• MATERIAL PROVIDED
╔══

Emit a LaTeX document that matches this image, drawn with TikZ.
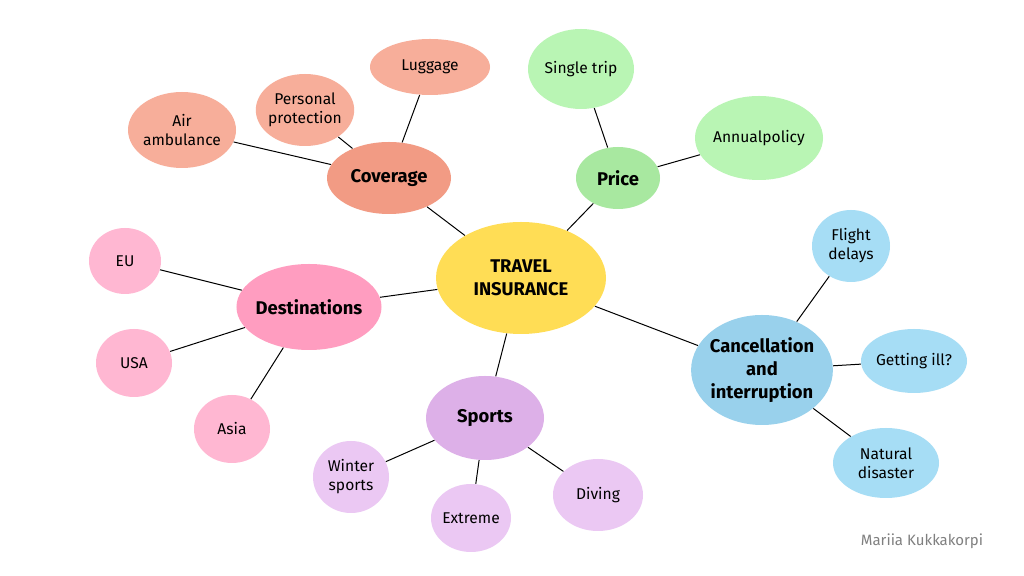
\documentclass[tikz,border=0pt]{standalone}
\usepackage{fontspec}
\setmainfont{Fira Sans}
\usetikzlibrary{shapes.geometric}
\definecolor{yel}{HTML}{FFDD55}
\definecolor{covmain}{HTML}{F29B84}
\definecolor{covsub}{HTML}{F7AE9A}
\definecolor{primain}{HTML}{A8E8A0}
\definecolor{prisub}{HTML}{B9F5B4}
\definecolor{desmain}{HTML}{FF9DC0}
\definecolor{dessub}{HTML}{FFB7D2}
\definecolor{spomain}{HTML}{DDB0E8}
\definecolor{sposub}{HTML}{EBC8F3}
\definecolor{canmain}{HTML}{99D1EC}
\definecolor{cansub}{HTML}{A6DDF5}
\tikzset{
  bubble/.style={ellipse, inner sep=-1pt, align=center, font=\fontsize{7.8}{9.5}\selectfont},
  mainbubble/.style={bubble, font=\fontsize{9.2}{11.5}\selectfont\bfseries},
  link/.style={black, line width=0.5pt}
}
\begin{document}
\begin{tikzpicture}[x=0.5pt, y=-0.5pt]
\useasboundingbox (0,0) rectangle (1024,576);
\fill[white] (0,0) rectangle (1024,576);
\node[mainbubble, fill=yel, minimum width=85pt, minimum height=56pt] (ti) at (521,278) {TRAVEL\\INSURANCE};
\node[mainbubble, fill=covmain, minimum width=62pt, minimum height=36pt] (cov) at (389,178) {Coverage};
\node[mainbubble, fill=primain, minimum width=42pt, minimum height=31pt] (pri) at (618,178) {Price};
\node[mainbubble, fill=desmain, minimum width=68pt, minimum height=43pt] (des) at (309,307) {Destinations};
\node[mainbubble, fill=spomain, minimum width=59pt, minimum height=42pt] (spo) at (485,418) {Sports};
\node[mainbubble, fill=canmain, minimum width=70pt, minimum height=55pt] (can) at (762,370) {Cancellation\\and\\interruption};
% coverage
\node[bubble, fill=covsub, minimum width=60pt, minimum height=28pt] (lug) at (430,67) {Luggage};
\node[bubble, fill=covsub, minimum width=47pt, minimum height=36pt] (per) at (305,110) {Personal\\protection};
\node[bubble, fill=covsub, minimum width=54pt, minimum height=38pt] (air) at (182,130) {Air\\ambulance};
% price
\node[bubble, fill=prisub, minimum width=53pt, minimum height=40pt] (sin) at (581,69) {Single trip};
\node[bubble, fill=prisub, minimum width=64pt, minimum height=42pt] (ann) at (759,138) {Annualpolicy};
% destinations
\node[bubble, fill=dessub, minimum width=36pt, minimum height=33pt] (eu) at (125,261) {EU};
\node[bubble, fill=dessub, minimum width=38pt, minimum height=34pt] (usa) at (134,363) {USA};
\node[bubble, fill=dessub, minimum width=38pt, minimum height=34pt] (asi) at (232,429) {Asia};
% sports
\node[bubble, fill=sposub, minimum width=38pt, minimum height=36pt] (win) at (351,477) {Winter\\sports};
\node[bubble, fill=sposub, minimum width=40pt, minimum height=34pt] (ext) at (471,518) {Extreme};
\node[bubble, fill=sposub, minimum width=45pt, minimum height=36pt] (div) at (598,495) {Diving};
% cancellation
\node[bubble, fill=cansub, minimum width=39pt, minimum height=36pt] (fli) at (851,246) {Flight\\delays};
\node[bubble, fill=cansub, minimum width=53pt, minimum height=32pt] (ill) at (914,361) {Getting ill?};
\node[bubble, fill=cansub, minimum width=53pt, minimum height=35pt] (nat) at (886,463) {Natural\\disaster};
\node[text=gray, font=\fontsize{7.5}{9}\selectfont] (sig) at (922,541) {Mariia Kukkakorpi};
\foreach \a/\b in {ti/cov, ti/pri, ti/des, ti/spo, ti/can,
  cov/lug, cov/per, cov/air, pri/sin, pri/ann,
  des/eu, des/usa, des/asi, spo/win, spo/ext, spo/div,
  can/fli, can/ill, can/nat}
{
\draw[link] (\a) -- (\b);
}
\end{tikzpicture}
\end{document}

╚══
╔══

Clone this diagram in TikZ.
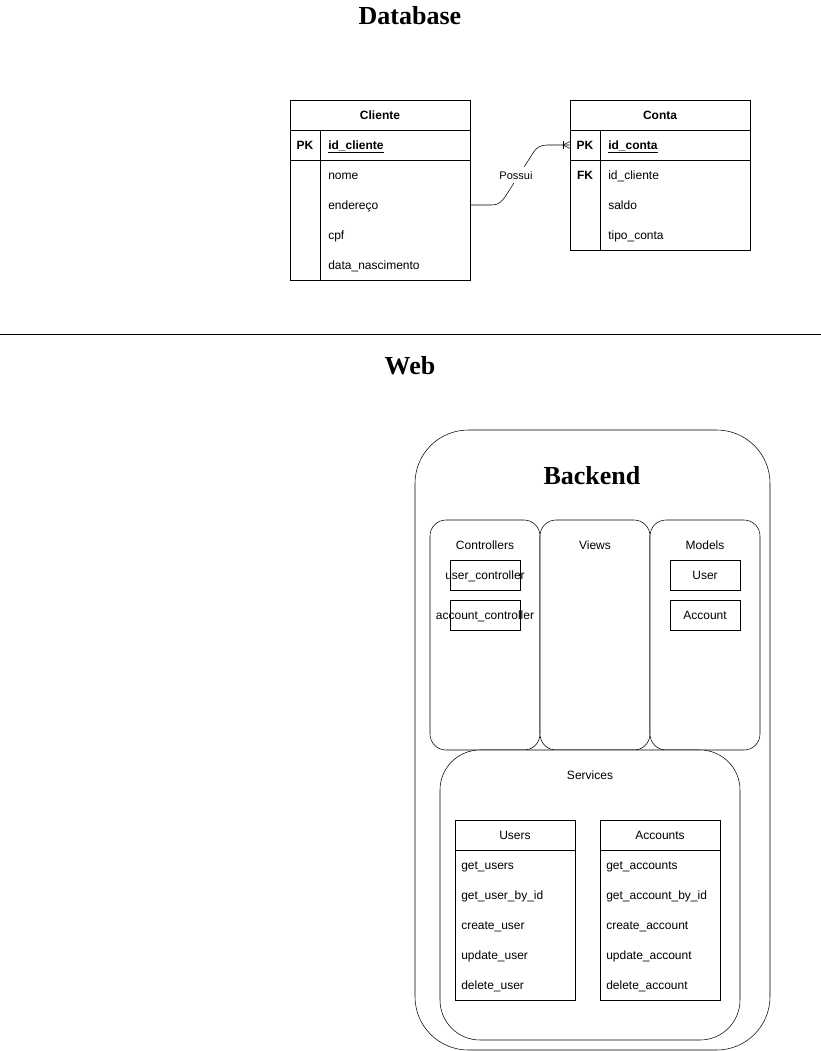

╚══

• TASK DESCRIPTION
In the records above, find the lines containing "this" and copy them.

• FULL OUTPUT
Emit a LaTeX document that matches this image, drawn with TikZ.
Clone this diagram in TikZ.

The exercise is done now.